Monarchs, Morning Fogs, and Crab Grass

monarch_small.jpgAll summer we have seen the occasional orange and black monarch butterfly fluttering across our yards and fields. Coming into the fall, though, the numbers of these distinctive butterflies have increased and their colors have become more vivid and more intensely orange. These late summer monarchs are non-reproducing individuals who are about to begin a remarkable southerly migration. Over the next few months these insects will follow their instinctive flyways and end up deep in the mountains of central Mexico.  There they will hibernate en mass in the isolated forests until the signs of spring arose them to begin their slow return to their northern ranges. None of them will ever return to their starting places, though. Several generations will be bred along the way in order to accomplish the long journey north.
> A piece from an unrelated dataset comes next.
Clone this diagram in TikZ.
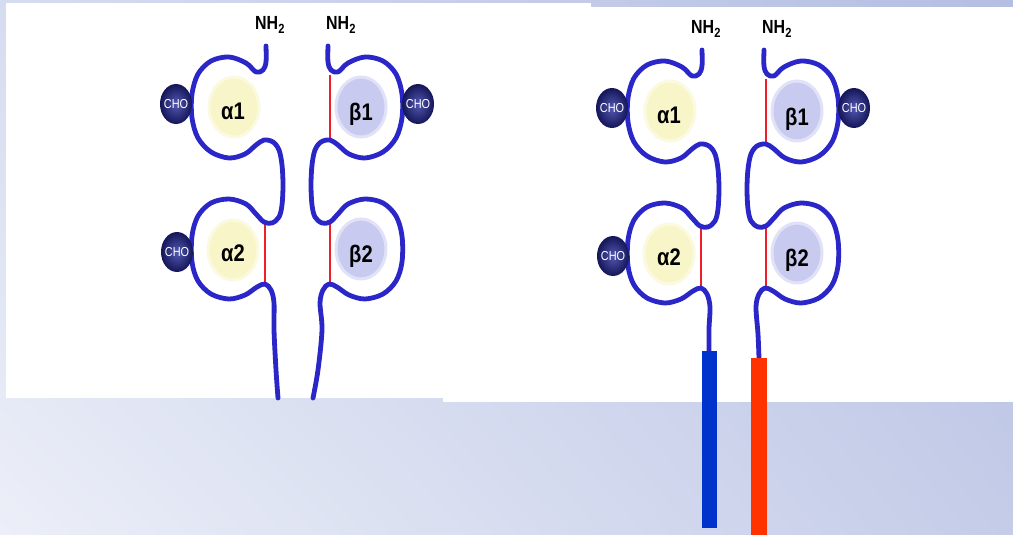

The mornings are increasingly foggy as summer begins to fade. These ground clouds are called “radiational fogs,” and they are caused by the extensive radiational cooling of the night air due to the longer, clearer nights of late summer. When the cool air comes into contact with soil and surface water systems that still retain their summer heat, moisture condenses into the fog. The warming sun in the morning quickly reheats the air and dissipates the fog.

Crab grass is one of those plants that is almost universally unloved. Several of my friends and neighbors, in fact, positively hate the species and do not want to hear anything good or amazing about it. In my rich mix of plants that I call my lawn, though, the rise of the crab grass is an exciting, late summer event.

Crab grass thrives in the heat and dryness of the late summer because of elegant adaptations in its cellular structure and molecular physiology. In most plants, the cells that carry out the two parts of photosynthesis (the “light reaction” that captures the energy in sunlight and makes both energy molecules and also the “waste” molecules of oxygen, and the “dark reaction” that uses carbon dioxide and the light reaction’s energy molecules to make sugars) are intermixed together. This allows effective contacts and transfers and lets photosynthesis run quite efficiently. When a plant becomes stressed by a lack of water, though, it closes its leaf pores (the “stomatae”). This stops the potentially fatal water loss but also shuts off the delivery of carbon dioxide to the “dark reaction” cells. There is, then, an imbalance between the “light” and “dark” reactions, and one of the consequences is that oxygen begins to build up inside the plant. This oxygen starts breaking down the functional molecules of the dark reaction (a process called “photorespiration”) and the photosynthetic rate (and the growth rate) of the plant plummets.

Crab grass avoids photorespiration by anatomically separating and isolating the cells that carry out the light and dark reactions. The dark reaction cells are sealed away from the air spaces inside the leaf, and the oxygen from the light reactions, then, cannot break down the dark reaction cell’s molecules. A system (involving the synthesis of a four carbon molecule (hence, a C-4 plant!)) that transfers carbon dioxide from the air spaces to the dark reaction cells then functions to keep the carbon chemistry of the dark reaction cell operating.

At temperatures above 30 degrees C (about 86 degrees F) a C-4 plant is 200% more efficient than the typically photosynthesizing plant (which is called a C-3 plant, by the way!). So, when you see the spiky heads of crab grass rising about the dead and dying grass plants around them, think about the biological elegance that allowed that event to occur! As Michael Crichton put it so well in “Jurassic Park,” “Life will find a way!”